### Stored data ###

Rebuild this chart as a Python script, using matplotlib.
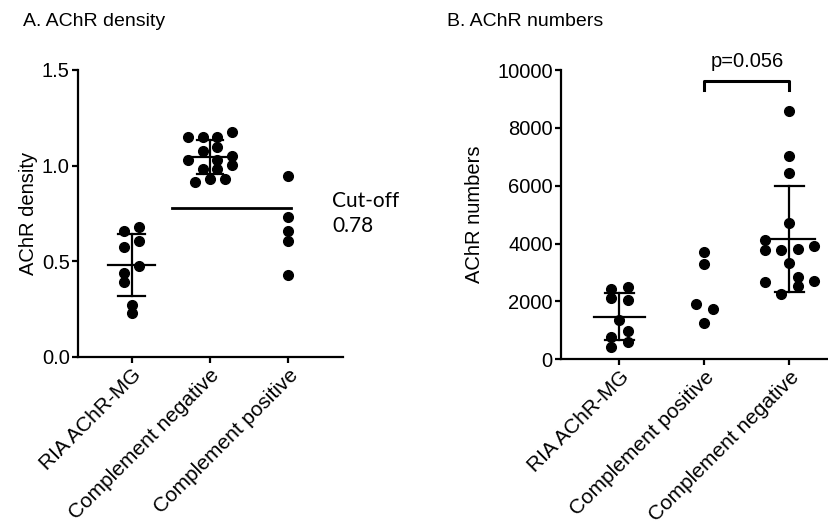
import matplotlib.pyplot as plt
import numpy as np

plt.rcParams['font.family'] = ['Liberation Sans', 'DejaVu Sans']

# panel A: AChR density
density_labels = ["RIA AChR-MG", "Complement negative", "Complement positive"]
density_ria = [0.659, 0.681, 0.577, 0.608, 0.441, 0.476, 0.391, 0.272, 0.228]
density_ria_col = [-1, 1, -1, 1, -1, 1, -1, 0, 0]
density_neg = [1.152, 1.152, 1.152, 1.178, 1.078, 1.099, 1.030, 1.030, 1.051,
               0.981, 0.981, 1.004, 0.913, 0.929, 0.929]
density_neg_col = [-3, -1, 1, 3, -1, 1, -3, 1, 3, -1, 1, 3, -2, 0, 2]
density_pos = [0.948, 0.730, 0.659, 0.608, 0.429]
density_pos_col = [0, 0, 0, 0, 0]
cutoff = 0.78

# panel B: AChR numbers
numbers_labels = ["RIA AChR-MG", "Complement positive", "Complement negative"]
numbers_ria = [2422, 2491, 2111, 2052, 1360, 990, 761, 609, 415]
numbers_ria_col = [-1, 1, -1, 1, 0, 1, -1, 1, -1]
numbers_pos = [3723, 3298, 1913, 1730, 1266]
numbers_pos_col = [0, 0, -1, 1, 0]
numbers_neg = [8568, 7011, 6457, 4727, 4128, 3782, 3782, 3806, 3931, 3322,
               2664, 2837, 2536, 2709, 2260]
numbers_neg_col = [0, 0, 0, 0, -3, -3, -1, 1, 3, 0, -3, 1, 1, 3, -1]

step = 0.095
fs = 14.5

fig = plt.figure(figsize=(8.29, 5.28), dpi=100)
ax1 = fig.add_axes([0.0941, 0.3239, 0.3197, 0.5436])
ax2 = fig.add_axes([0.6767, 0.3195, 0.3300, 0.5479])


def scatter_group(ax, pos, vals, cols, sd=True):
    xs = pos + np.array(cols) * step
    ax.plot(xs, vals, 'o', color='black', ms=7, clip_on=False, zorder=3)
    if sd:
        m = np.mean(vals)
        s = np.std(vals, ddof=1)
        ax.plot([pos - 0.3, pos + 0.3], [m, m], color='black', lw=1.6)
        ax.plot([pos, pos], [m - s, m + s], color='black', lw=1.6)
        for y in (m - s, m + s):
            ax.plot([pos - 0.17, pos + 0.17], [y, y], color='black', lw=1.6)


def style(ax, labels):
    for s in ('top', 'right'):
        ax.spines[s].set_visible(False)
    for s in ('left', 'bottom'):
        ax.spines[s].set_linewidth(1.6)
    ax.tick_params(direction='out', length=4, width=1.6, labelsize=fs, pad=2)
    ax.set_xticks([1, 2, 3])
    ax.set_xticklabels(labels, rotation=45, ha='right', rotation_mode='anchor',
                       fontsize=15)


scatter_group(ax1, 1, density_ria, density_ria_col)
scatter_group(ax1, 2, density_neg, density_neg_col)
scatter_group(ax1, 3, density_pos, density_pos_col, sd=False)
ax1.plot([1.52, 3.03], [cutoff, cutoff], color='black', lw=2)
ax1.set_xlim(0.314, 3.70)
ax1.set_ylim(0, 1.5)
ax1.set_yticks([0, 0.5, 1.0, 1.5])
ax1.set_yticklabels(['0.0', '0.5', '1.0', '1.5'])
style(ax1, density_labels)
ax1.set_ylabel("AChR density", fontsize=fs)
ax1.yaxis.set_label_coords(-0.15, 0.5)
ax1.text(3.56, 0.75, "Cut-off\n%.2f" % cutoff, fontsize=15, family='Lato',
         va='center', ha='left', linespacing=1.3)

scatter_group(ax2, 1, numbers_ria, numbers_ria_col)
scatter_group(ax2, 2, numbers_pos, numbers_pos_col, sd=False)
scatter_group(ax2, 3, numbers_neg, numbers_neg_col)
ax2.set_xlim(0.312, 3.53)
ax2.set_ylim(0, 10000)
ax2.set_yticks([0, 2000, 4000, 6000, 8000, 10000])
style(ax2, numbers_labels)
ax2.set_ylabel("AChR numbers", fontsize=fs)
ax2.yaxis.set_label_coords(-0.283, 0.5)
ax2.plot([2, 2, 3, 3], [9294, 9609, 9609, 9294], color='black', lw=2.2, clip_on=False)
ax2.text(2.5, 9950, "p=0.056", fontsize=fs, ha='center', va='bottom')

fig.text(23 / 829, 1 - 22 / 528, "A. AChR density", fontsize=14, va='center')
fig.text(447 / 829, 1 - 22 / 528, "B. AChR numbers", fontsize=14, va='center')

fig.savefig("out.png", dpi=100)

###

**What you are asked to do:**
Restate the whole listing above exactly, please, omitting every image.

**Completed exercise:**
Rebuild this chart as a Python script, using matplotlib.
import matplotlib.pyplot as plt
import numpy as np

plt.rcParams['font.family'] = ['Liberation Sans', 'DejaVu Sans']

# panel A: AChR density
density_labels = ["RIA AChR-MG", "Complement negative", "Complement positive"]
density_ria = [0.659, 0.681, 0.577, 0.608, 0.441, 0.476, 0.391, 0.272, 0.228]
density_ria_col = [-1, 1, -1, 1, -1, 1, -1, 0, 0]
density_neg = [1.152, 1.152, 1.152, 1.178, 1.078, 1.099, 1.030, 1.030, 1.051,
               0.981, 0.981, 1.004, 0.913, 0.929, 0.929]
density_neg_col = [-3, -1, 1, 3, -1, 1, -3, 1, 3, -1, 1, 3, -2, 0, 2]
density_pos = [0.948, 0.730, 0.659, 0.608, 0.429]
density_pos_col = [0, 0, 0, 0, 0]
cutoff = 0.78

# panel B: AChR numbers
numbers_labels = ["RIA AChR-MG", "Complement positive", "Complement negative"]
numbers_ria = [2422, 2491, 2111, 2052, 1360, 990, 761, 609, 415]
numbers_ria_col = [-1, 1, -1, 1, 0, 1, -1, 1, -1]
numbers_pos = [3723, 3298, 1913, 1730, 1266]
numbers_pos_col = [0, 0, -1, 1, 0]
numbers_neg = [8568, 7011, 6457, 4727, 4128, 3782, 3782, 3806, 3931, 3322,
               2664, 2837, 2536, 2709, 2260]
numbers_neg_col = [0, 0, 0, 0, -3, -3, -1, 1, 3, 0, -3, 1, 1, 3, -1]

step = 0.095
fs = 14.5

fig = plt.figure(figsize=(8.29, 5.28), dpi=100)
ax1 = fig.add_axes([0.0941, 0.3239, 0.3197, 0.5436])
ax2 = fig.add_axes([0.6767, 0.3195, 0.3300, 0.5479])


def scatter_group(ax, pos, vals, cols, sd=True):
    xs = pos + np.array(cols) * step
    ax.plot(xs, vals, 'o', color='black', ms=7, clip_on=False, zorder=3)
    if sd:
        m = np.mean(vals)
        s = np.std(vals, ddof=1)
        ax.plot([pos - 0.3, pos + 0.3], [m, m], color='black', lw=1.6)
        ax.plot([pos, pos], [m - s, m + s], color='black', lw=1.6)
        for y in (m - s, m + s):
            ax.plot([pos - 0.17, pos + 0.17], [y, y], color='black', lw=1.6)


def style(ax, labels):
    for s in ('top', 'right'):
        ax.spines[s].set_visible(False)
    for s in ('left', 'bottom'):
        ax.spines[s].set_linewidth(1.6)
    ax.tick_params(direction='out', length=4, width=1.6, labelsize=fs, pad=2)
    ax.set_xticks([1, 2, 3])
    ax.set_xticklabels(labels, rotation=45, ha='right', rotation_mode='anchor',
                       fontsize=15)


scatter_group(ax1, 1, density_ria, density_ria_col)
scatter_group(ax1, 2, density_neg, density_neg_col)
scatter_group(ax1, 3, density_pos, density_pos_col, sd=False)
ax1.plot([1.52, 3.03], [cutoff, cutoff], color='black', lw=2)
ax1.set_xlim(0.314, 3.70)
ax1.set_ylim(0, 1.5)
ax1.set_yticks([0, 0.5, 1.0, 1.5])
ax1.set_yticklabels(['0.0', '0.5', '1.0', '1.5'])
style(ax1, density_labels)
ax1.set_ylabel("AChR density", fontsize=fs)
ax1.yaxis.set_label_coords(-0.15, 0.5)
ax1.text(3.56, 0.75, "Cut-off\n%.2f" % cutoff, fontsize=15, family='Lato',
         va='center', ha='left', linespacing=1.3)

scatter_group(ax2, 1, numbers_ria, numbers_ria_col)
scatter_group(ax2, 2, numbers_pos, numbers_pos_col, sd=False)
scatter_group(ax2, 3, numbers_neg, numbers_neg_col)
ax2.set_xlim(0.312, 3.53)
ax2.set_ylim(0, 10000)
ax2.set_yticks([0, 2000, 4000, 6000, 8000, 10000])
style(ax2, numbers_labels)
ax2.set_ylabel("AChR numbers", fontsize=fs)
ax2.yaxis.set_label_coords(-0.283, 0.5)
ax2.plot([2, 2, 3, 3], [9294, 9609, 9609, 9294], color='black', lw=2.2, clip_on=False)
ax2.text(2.5, 9950, "p=0.056", fontsize=fs, ha='center', va='bottom')

fig.text(23 / 829, 1 - 22 / 528, "A. AChR density", fontsize=14, va='center')
fig.text(447 / 829, 1 - 22 / 528, "B. AChR numbers", fontsize=14, va='center')

fig.savefig("out.png", dpi=100)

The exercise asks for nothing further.